A member of the 54th National Legislature, Rep. Lawrence Morris, Dist. 1, Mont. County, has implored his colleagues of that august body to increase budgetary support for the education sector as evidence to demonstrate their value in education.
Speaking on the Importance of Teachers’ Education to National Development, Rep. Morris said the professional challenges faced by Liberia are numerous and enormous but they are not insurmountable.
“While there is not much that you can do to affect the economy, you can be tough-minded and vocal about what it means to teach, because it emulates from you, how the minds of the young people will be developed in curving and shaping development and how things will improve or deteriorate.” Rep Morris said when he served as a keynote speaker at the 99th Commencement Convocation of the Williams V.S. Tubman Teachers College, University of Liberia.
The college graduated 221 teachers with females making up the majority.
Rep. Morris said teachers play a central role in the development of young people’s lives, adding that the graduates are entering the profession at a time when educational authorities are striving to balance their budgets through cuts.
“Teachers are universally praised for finding solutions to educational problems; they are also condemned as the root causes for all of the problems with schools in Liberia,” he said.
He acknowledged that there is an ideological battle to give befitting definition to teaching, contending that this this rests with those who go through the pedagogical training to teach.
The guest speaker then called on the graduates to cherish their calling as teachers, saying, “Teachers are knowledge delivery mechanism whose effectiveness will be determined primarily by how literate and civilized a society is.”
According to him, educational authorities should encourage young Liberians to take to teaching as an intellectual journey that will transform the country for the better.
He noted that teaching is a profoundly intellectual activity that shapes development in all walks of life, and as such, the need to support teaching in every society including Liberia cannot be overemphasized.

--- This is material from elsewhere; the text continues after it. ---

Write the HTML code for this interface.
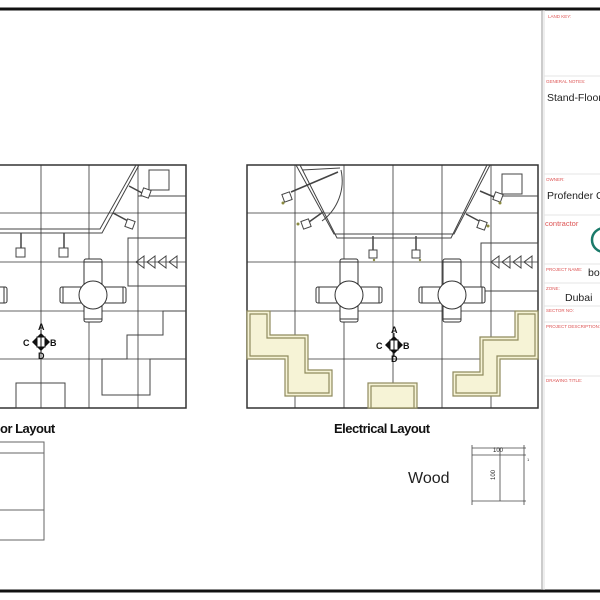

“The good primary teacher knows about child development and how to engage young people across a range of subjects; he or she listens to see who needs help; thinks on his or her feet; knows how to answer wrong questions and provide an art example or comparison to guide towards clearer thinking,” said Rep. Morris to much applause from the graduates.
In her opening statements, the Dean of the William V. S. Tubman Teachers College, Dr. Cecelia Cassell, pointed out that Liberia needs to invest in education.
Dr. Cassell noted in order to achieve the pro-poor agenda of the government, the efforts of the Teachers College at the University of Liberia need to be buttressed with funding and the requisite logistics.
“Our students need to have hands-on training to practice the pedagogical skills we are impacting in them, so a fully equipped and well functional demonstration school is needed to sustain the effort we are making,” said Dean Cassell, who is presiding over her first commencement as Dean of Teachers College.
According to the Dean Cassell, “it is through Teachers education that teachers acquire the knowledge and skills needed to help transform the lives of citizens for the better of any nation,” mentioning that teachers who in training need to know how theory and practice are interwoven.
Also marking special remarks was Dr. Ophelia Inez Weeks, President of the University of Liberia President, who urged the graduates to see themselves as ambassadors charged with the responsibility of molding young children into proud citizens.